▶ _Given task_
Count the lines in the data below where the string "diagram" occurs, please, and give the number alone.
##### Extracted records
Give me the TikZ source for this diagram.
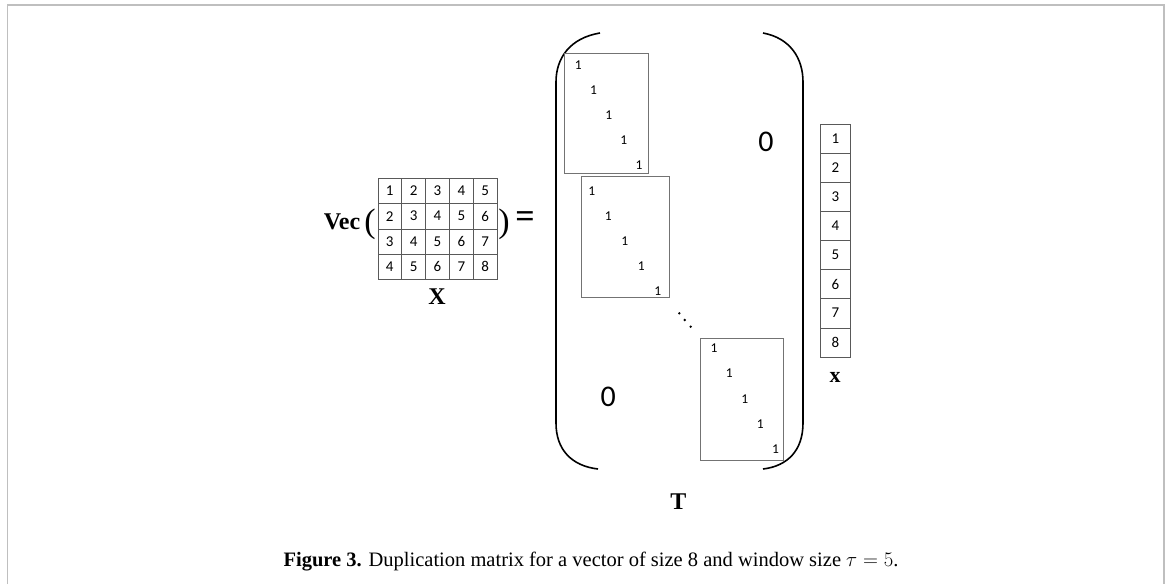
\documentclass[tikz,border=0pt]{standalone}
\usepackage{fontspec}
\setmainfont{Liberation Serif}
\newfontfamily\cellfont{Carlito}
\begin{document}
\begin{tikzpicture}[x=1pt, y=-1pt,
    cell/.style={draw=black!65, minimum width=23.9pt, minimum height=25.25pt, inner sep=0pt,
                 font=\cellfont\fontsize{15}{15}\selectfont},
    vcell/.style={cell, minimum width=29.3pt, minimum height=29.1pt},
    blk/.style={draw=black!55, line width=0.9pt, anchor=north west, inner sep=0pt},
    one/.style={inner sep=0pt, font=\cellfont\fontsize{13.5}{13.5}\selectfont},
    lbl/.style={inner sep=0pt, font=\bfseries\fontsize{24}{24}\selectfont},
    zero/.style={inner sep=0pt, font=\cellfont\fontsize{30}{30}\selectfont}]
  \useasboundingbox (0,0) rectangle (1170,584);
  \draw[black!25, line width=1.5pt] (7.5,584) -- (7.5,5) -- (1164,5) -- (1164,584);

  % left side: Vec( X ) =
  \node[lbl] (vec) at (342,222) {Vec};
  \node[inner sep=0pt, font=\fontsize{34}{34}\selectfont] (lp) at (370,224) {(};
  \foreach \r in {1,...,4}
    \foreach \c in {1,...,5} {
      \pgfmathtruncatemacro\v{\r+\c-1}
      \node[cell] (g\r\c) at ({377.7+23.9*(\c-0.5)},{178.3+25.25*(\r-0.5)}) {\v};
    }
  \node[inner sep=0pt, font=\fontsize{34}{34}\selectfont] (rp) at (504,224) {)};
  \node[inner sep=0pt, font=\bfseries\fontsize{34}{34}\selectfont] (eq) at (525,220) {=};
  \node[lbl] (X) at (437,297) {X};

  % T matrix
  \draw[line width=1.6pt] (600,33) .. controls (570,38) and (556,58) .. (556,82)
    -- (556,423) .. controls (556,450) and (572,466) .. (598,469);
  \draw[line width=1.6pt] (763,33) .. controls (790,38) and (803,58) .. (803,82)
    -- (803,423) .. controls (803,450) and (788,466) .. (763,469);
  \node[blk, minimum width=84pt, minimum height=120pt] (b1) at (564,53.3) {};
  \node[blk, minimum width=88pt, minimum height=121pt] (b2) at (580.7,176) {};
  \node[blk, minimum width=83pt, minimum height=122pt] (b3) at (700.3,338.3) {};
  \foreach \i in {0,...,4} {
    \node[one] (p\i) at ({578.3+15.2*\i},{65+25.1*\i}) {1};
    \node[one] (q\i) at ({591.7+16.5*\i},{190.7+25*\i}) {1};
    \node[one] (s\i) at ({714+15.4*\i},{348.3+25.2*\i}) {1};
  }
  \foreach \d/\x/\y in {1/679.3/313.3, 2/684.7/320, 3/690.7/326.7}
    \fill (\x,\y) circle (1.3pt);
  \node[zero] (z1) at (766,141.7) {0};
  \node[zero] (z2) at (608.3,396.7) {0};
  \node[lbl] (T) at (678.3,501.7) {T};

  % vector x
  \foreach \i in {1,...,8}
    \node[vcell] (v\i) at (835.3,{124+29.1*(\i-0.5)}) {\i};
  \node[lbl, font=\bfseries\fontsize{22}{22}\selectfont] (xv) at (835,377) {x};

  % caption
  \node[inner sep=0pt, font=\fontsize{20.5}{20.5}\selectfont] (cap) at (591,562)
    {\textbf{Figure 3.} Duplication matrix for a vector of size 8 and window size $\tau = 5$.};
\end{tikzpicture}
\end{document}
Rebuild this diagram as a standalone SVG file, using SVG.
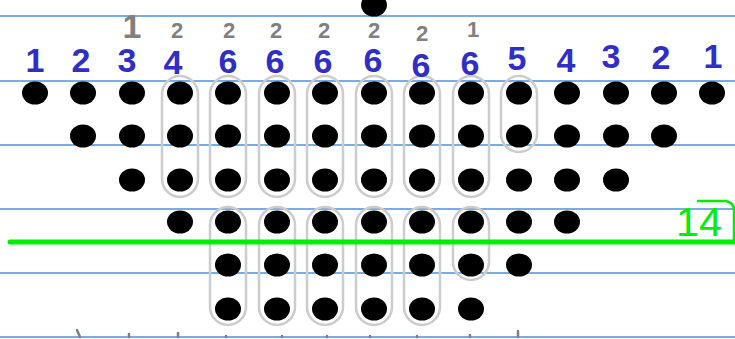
<svg xmlns="http://www.w3.org/2000/svg" width="735" height="339" viewBox="0 0 735 339">
<style>
.rule{stroke:#4a90e2;stroke-width:1.5}
.dot{fill:#000}
.cap{fill:none;stroke:#cccccc;stroke-width:2.5}
.blue{font-family:"Liberation Sans",Arial,sans-serif;font-size:34px;font-weight:bold;fill:#2f2fc8;text-anchor:middle}
.gray{font-family:"Liberation Sans",Arial,sans-serif;font-size:22px;font-weight:bold;fill:#808080;text-anchor:middle}
.tick{stroke:#808080;stroke-width:2.5;stroke-linecap:round}
</style>
<rect width="735" height="339" fill="#fff"/>
<g id="rules">
<line class="rule" x1="0" y1="16" x2="735" y2="16"/>
<line class="rule" x1="0" y1="81" x2="735" y2="81"/>
<line class="rule" x1="0" y1="145" x2="735" y2="145"/>
<line class="rule" x1="0" y1="209" x2="735" y2="209"/>
<line class="rule" x1="0" y1="273" x2="735" y2="273"/>
<line class="rule" x1="0" y1="337" x2="735" y2="337"/>
</g>
<g id="capsules">
<rect class="cap" x="162" y="76" width="36" height="121" rx="18"/>
<rect class="cap" x="210" y="76" width="36" height="121" rx="18"/>
<rect class="cap" x="259" y="76" width="36" height="121" rx="18"/>
<rect class="cap" x="307" y="76" width="36" height="121" rx="18"/>
<rect class="cap" x="356" y="76" width="36" height="121" rx="18"/>
<rect class="cap" x="404" y="76" width="36" height="121" rx="18"/>
<rect class="cap" x="453" y="76" width="36" height="121" rx="18"/>
<rect class="cap" x="501" y="76" width="36" height="76" rx="18"/>
<rect class="cap" x="210" y="207" width="36" height="118" rx="18"/>
<rect class="cap" x="259" y="207" width="36" height="118" rx="18"/>
<rect class="cap" x="307" y="207" width="36" height="118" rx="18"/>
<rect class="cap" x="356" y="207" width="36" height="118" rx="18"/>
<rect class="cap" x="404" y="207" width="36" height="118" rx="18"/>
<rect class="cap" x="453" y="207" width="36" height="73" rx="18"/>
</g>
<g id="dots">
<ellipse class="dot" cx="374" cy="5" rx="13" ry="11.5"/>
<g id="row1">
<ellipse class="dot" cx="35" cy="93" rx="13" ry="11.5"/>
<ellipse class="dot" cx="83" cy="93" rx="13" ry="11.5"/>
<ellipse class="dot" cx="132" cy="93" rx="13" ry="11.5"/>
<ellipse class="dot" cx="180" cy="93" rx="13" ry="11.5"/>
<ellipse class="dot" cx="228" cy="93" rx="13" ry="11.5"/>
<ellipse class="dot" cx="277" cy="93" rx="13" ry="11.5"/>
<ellipse class="dot" cx="325" cy="93" rx="13" ry="11.5"/>
<ellipse class="dot" cx="374" cy="93" rx="13" ry="11.5"/>
<ellipse class="dot" cx="422" cy="93" rx="13" ry="11.5"/>
<ellipse class="dot" cx="471" cy="93" rx="13" ry="11.5"/>
<ellipse class="dot" cx="519" cy="93" rx="13" ry="11.5"/>
<ellipse class="dot" cx="567" cy="93" rx="13" ry="11.5"/>
<ellipse class="dot" cx="616" cy="93" rx="13" ry="11.5"/>
<ellipse class="dot" cx="664" cy="93" rx="13" ry="11.5"/>
<ellipse class="dot" cx="712" cy="93" rx="13" ry="11.5"/>
</g>
<g id="row2">
<ellipse class="dot" cx="83" cy="136" rx="13" ry="11.5"/>
<ellipse class="dot" cx="132" cy="136" rx="13" ry="11.5"/>
<ellipse class="dot" cx="180" cy="136" rx="13" ry="11.5"/>
<ellipse class="dot" cx="228" cy="136" rx="13" ry="11.5"/>
<ellipse class="dot" cx="277" cy="136" rx="13" ry="11.5"/>
<ellipse class="dot" cx="325" cy="136" rx="13" ry="11.5"/>
<ellipse class="dot" cx="374" cy="136" rx="13" ry="11.5"/>
<ellipse class="dot" cx="422" cy="136" rx="13" ry="11.5"/>
<ellipse class="dot" cx="471" cy="136" rx="13" ry="11.5"/>
<ellipse class="dot" cx="519" cy="136" rx="13" ry="11.5"/>
<ellipse class="dot" cx="567" cy="136" rx="13" ry="11.5"/>
<ellipse class="dot" cx="616" cy="136" rx="13" ry="11.5"/>
<ellipse class="dot" cx="664" cy="136" rx="13" ry="11.5"/>
</g>
<g id="row3">
<ellipse class="dot" cx="132" cy="180" rx="13" ry="11.5"/>
<ellipse class="dot" cx="180" cy="180" rx="13" ry="11.5"/>
<ellipse class="dot" cx="228" cy="180" rx="13" ry="11.5"/>
<ellipse class="dot" cx="277" cy="180" rx="13" ry="11.5"/>
<ellipse class="dot" cx="325" cy="180" rx="13" ry="11.5"/>
<ellipse class="dot" cx="374" cy="180" rx="13" ry="11.5"/>
<ellipse class="dot" cx="422" cy="180" rx="13" ry="11.5"/>
<ellipse class="dot" cx="471" cy="180" rx="13" ry="11.5"/>
<ellipse class="dot" cx="519" cy="180" rx="13" ry="11.5"/>
<ellipse class="dot" cx="567" cy="180" rx="13" ry="11.5"/>
<ellipse class="dot" cx="616" cy="180" rx="13" ry="11.5"/>
</g>
<g id="row4">
<ellipse class="dot" cx="180" cy="222" rx="13" ry="11.5"/>
<ellipse class="dot" cx="228" cy="222" rx="13" ry="11.5"/>
<ellipse class="dot" cx="277" cy="222" rx="13" ry="11.5"/>
<ellipse class="dot" cx="325" cy="222" rx="13" ry="11.5"/>
<ellipse class="dot" cx="374" cy="222" rx="13" ry="11.5"/>
<ellipse class="dot" cx="422" cy="222" rx="13" ry="11.5"/>
<ellipse class="dot" cx="471" cy="222" rx="13" ry="11.5"/>
<ellipse class="dot" cx="519" cy="222" rx="13" ry="11.5"/>
<ellipse class="dot" cx="567" cy="222" rx="13" ry="11.5"/>
</g>
<g id="row5">
<ellipse class="dot" cx="228" cy="265" rx="13" ry="11.5"/>
<ellipse class="dot" cx="277" cy="265" rx="13" ry="11.5"/>
<ellipse class="dot" cx="325" cy="265" rx="13" ry="11.5"/>
<ellipse class="dot" cx="374" cy="265" rx="13" ry="11.5"/>
<ellipse class="dot" cx="422" cy="265" rx="13" ry="11.5"/>
<ellipse class="dot" cx="471" cy="265" rx="13" ry="11.5"/>
<ellipse class="dot" cx="519" cy="265" rx="13" ry="11.5"/>
</g>
<g id="row6">
<ellipse class="dot" cx="228" cy="309" rx="13" ry="11.5"/>
<ellipse class="dot" cx="277" cy="309" rx="13" ry="11.5"/>
<ellipse class="dot" cx="325" cy="309" rx="13" ry="11.5"/>
<ellipse class="dot" cx="374" cy="309" rx="13" ry="11.5"/>
<ellipse class="dot" cx="422" cy="309" rx="13" ry="11.5"/>
<ellipse class="dot" cx="471" cy="309" rx="13" ry="11.5"/>
</g>
</g>
<g id="blue-counts">
<text class="blue" x="35" y="72">1</text>
<text class="blue" x="81" y="72">2</text>
<text class="blue" x="127" y="72">3</text>
<text class="blue" x="173" y="74">4</text>
<text class="blue" x="228" y="73">6</text>
<text class="blue" x="275" y="73">6</text>
<text class="blue" x="323" y="73">6</text>
<text class="blue" x="373" y="72">6</text>
<text class="blue" x="421" y="77">6</text>
<text class="blue" x="470" y="75">6</text>
<text class="blue" x="517" y="70">5</text>
<text class="blue" x="566" y="72">4</text>
<text class="blue" x="611" y="68">3</text>
<text class="blue" x="661" y="69">2</text>
<text class="blue" x="713" y="68">1</text>
</g>
<g id="gray-counts">
<text class="gray" x="132" y="38" style="font-size:34px">1</text>
<text class="gray" x="177" y="38">2</text>
<text class="gray" x="229" y="38">2</text>
<text class="gray" x="276" y="38">2</text>
<text class="gray" x="324" y="38">2</text>
<text class="gray" x="374" y="38">2</text>
<text class="gray" x="422" y="41">2</text>
<text class="gray" x="473" y="37">1</text>
</g>
<g id="ticks">
<line class="tick" x1="77" y1="330" x2="80" y2="337"/>
<line class="tick" x1="129" y1="334" x2="129" y2="337"/>
<line class="tick" x1="178" y1="333" x2="178" y2="337"/>
<line class="tick" x1="226" y1="336" x2="226" y2="337"/>
<line class="tick" x1="282" y1="336" x2="282" y2="337"/>
<line class="tick" x1="327" y1="336" x2="327" y2="337"/>
<line class="tick" x1="370" y1="336" x2="370" y2="337"/>
<line class="tick" x1="417" y1="336" x2="417" y2="337"/>
<line class="tick" x1="470" y1="335" x2="470" y2="337"/>
<line class="tick" x1="518" y1="331" x2="518" y2="337"/>
</g>
<g id="total">
<line x1="10" y1="242" x2="735" y2="242" stroke="#00ee00" stroke-width="5" stroke-linecap="round"/>
<path d="M697 201 L726 201 Q734 203 734 210 L734 242" fill="none" stroke="#00ee00" stroke-width="2.5"/>
<text x="676" y="236" style="font-family:'Liberation Sans',Arial,sans-serif;font-size:40px;fill:#00ee00" textLength="46" lengthAdjust="spacingAndGlyphs">14</text>
</g>
</svg>
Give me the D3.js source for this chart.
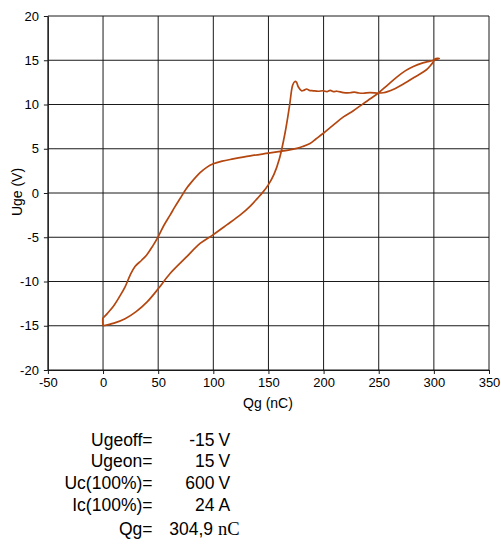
##########
▶ _Answer to this problem_
2